* start RECORDS SUPPLIED *

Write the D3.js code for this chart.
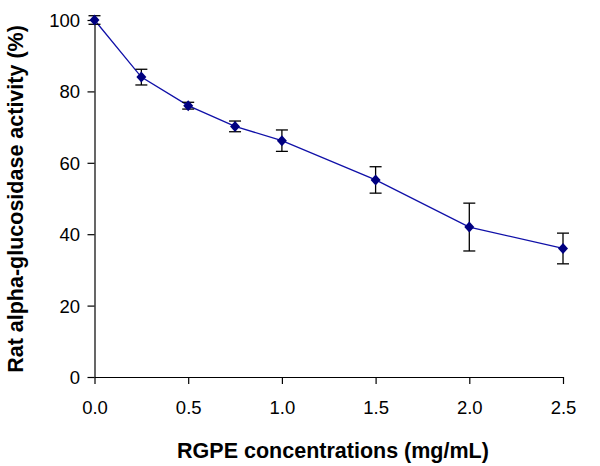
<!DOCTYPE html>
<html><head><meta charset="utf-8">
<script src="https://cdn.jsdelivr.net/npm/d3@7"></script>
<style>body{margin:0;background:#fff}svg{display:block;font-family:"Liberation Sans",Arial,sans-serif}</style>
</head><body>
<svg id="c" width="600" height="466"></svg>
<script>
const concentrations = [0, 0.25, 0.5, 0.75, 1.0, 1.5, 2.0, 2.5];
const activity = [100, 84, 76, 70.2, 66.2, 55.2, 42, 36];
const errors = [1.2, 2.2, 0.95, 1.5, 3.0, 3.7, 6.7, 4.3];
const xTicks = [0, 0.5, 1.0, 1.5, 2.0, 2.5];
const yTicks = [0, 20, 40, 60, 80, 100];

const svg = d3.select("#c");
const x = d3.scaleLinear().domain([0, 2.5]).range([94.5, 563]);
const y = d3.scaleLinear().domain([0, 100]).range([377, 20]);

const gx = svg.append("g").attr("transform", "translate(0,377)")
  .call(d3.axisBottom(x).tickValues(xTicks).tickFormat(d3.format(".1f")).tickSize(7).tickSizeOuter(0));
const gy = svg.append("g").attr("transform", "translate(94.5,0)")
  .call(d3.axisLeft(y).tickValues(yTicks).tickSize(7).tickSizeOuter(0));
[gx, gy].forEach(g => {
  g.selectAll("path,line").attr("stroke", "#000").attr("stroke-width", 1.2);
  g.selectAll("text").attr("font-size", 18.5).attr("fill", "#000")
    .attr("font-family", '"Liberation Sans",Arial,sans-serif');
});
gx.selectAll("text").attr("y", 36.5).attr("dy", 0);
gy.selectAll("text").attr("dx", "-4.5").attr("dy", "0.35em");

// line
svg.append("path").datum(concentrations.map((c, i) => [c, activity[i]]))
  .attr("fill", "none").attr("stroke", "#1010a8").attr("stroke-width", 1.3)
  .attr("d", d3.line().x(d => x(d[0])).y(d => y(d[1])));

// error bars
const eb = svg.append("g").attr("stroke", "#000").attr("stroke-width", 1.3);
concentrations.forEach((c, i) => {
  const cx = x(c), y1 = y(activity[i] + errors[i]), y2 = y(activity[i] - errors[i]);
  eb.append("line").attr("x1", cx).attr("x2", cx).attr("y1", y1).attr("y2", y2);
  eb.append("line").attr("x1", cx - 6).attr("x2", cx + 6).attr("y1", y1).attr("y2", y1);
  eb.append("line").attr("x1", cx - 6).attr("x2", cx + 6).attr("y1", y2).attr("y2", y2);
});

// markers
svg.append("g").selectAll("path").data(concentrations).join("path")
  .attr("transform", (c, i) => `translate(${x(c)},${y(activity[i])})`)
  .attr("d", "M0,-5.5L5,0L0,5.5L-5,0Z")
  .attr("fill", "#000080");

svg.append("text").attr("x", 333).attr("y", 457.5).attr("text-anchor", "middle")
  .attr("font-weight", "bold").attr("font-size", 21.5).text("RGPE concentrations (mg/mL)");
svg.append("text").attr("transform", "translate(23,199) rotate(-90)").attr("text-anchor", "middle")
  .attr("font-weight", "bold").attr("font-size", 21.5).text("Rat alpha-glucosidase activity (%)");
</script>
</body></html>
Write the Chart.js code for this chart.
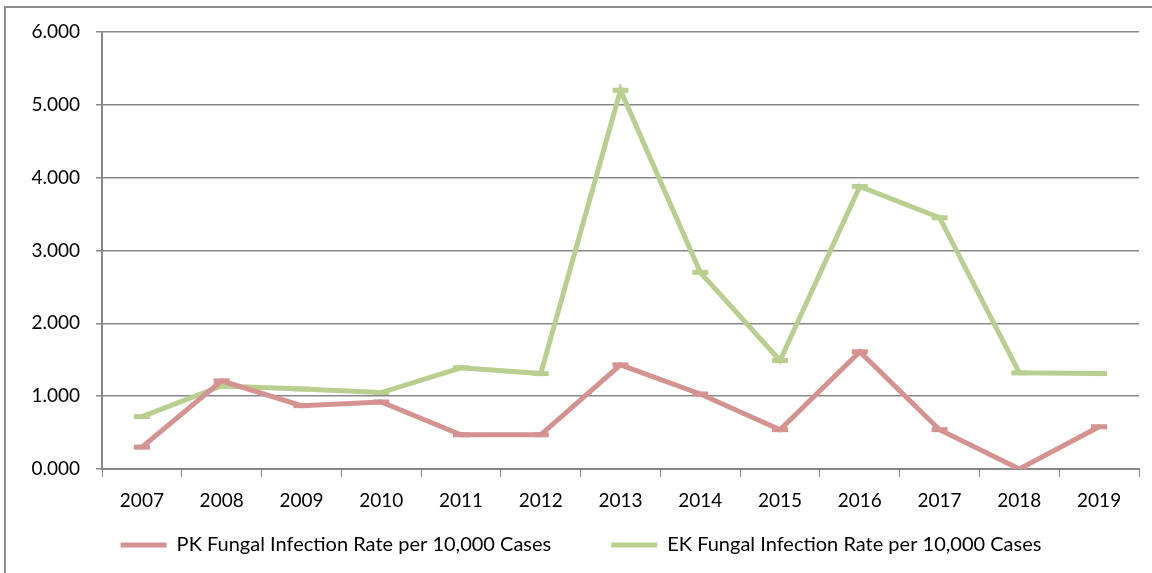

* end RECORDS SUPPLIED *

Repeat the listing in full and exactly. Leave any pictures out.

Write the D3.js code for this chart.
<!DOCTYPE html>
<html><head><meta charset="utf-8">
<script src="https://cdn.jsdelivr.net/npm/d3@7"></script>
<style>body{margin:0;background:#fff}svg{display:block;font-family:"Liberation Sans",Arial,sans-serif}</style>
</head><body>
<svg id="c" width="600" height="466"></svg>
<script>
const concentrations = [0, 0.25, 0.5, 0.75, 1.0, 1.5, 2.0, 2.5];
const activity = [100, 84, 76, 70.2, 66.2, 55.2, 42, 36];
const errors = [1.2, 2.2, 0.95, 1.5, 3.0, 3.7, 6.7, 4.3];
const xTicks = [0, 0.5, 1.0, 1.5, 2.0, 2.5];
const yTicks = [0, 20, 40, 60, 80, 100];

const svg = d3.select("#c");
const x = d3.scaleLinear().domain([0, 2.5]).range([94.5, 563]);
const y = d3.scaleLinear().domain([0, 100]).range([377, 20]);

const gx = svg.append("g").attr("transform", "translate(0,377)")
  .call(d3.axisBottom(x).tickValues(xTicks).tickFormat(d3.format(".1f")).tickSize(7).tickSizeOuter(0));
const gy = svg.append("g").attr("transform", "translate(94.5,0)")
  .call(d3.axisLeft(y).tickValues(yTicks).tickSize(7).tickSizeOuter(0));
[gx, gy].forEach(g => {
  g.selectAll("path,line").attr("stroke", "#000").attr("stroke-width", 1.2);
  g.selectAll("text").attr("font-size", 18.5).attr("fill", "#000")
    .attr("font-family", '"Liberation Sans",Arial,sans-serif');
});
gx.selectAll("text").attr("y", 36.5).attr("dy", 0);
gy.selectAll("text").attr("dx", "-4.5").attr("dy", "0.35em");

// line
svg.append("path").datum(concentrations.map((c, i) => [c, activity[i]]))
  .attr("fill", "none").attr("stroke", "#1010a8").attr("stroke-width", 1.3)
  .attr("d", d3.line().x(d => x(d[0])).y(d => y(d[1])));

// error bars
const eb = svg.append("g").attr("stroke", "#000").attr("stroke-width", 1.3);
concentrations.forEach((c, i) => {
  const cx = x(c), y1 = y(activity[i] + errors[i]), y2 = y(activity[i] - errors[i]);
  eb.append("line").attr("x1", cx).attr("x2", cx).attr("y1", y1).attr("y2", y2);
  eb.append("line").attr("x1", cx - 6).attr("x2", cx + 6).attr("y1", y1).attr("y2", y1);
  eb.append("line").attr("x1", cx - 6).attr("x2", cx + 6).attr("y1", y2).attr("y2", y2);
});

// markers
svg.append("g").selectAll("path").data(concentrations).join("path")
  .attr("transform", (c, i) => `translate(${x(c)},${y(activity[i])})`)
  .attr("d", "M0,-5.5L5,0L0,5.5L-5,0Z")
  .attr("fill", "#000080");

svg.append("text").attr("x", 333).attr("y", 457.5).attr("text-anchor", "middle")
  .attr("font-weight", "bold").attr("font-size", 21.5).text("RGPE concentrations (mg/mL)");
svg.append("text").attr("transform", "translate(23,199) rotate(-90)").attr("text-anchor", "middle")
  .attr("font-weight", "bold").attr("font-size", 21.5).text("Rat alpha-glucosidase activity (%)");
</script>
</body></html>
Write the Chart.js code for this chart.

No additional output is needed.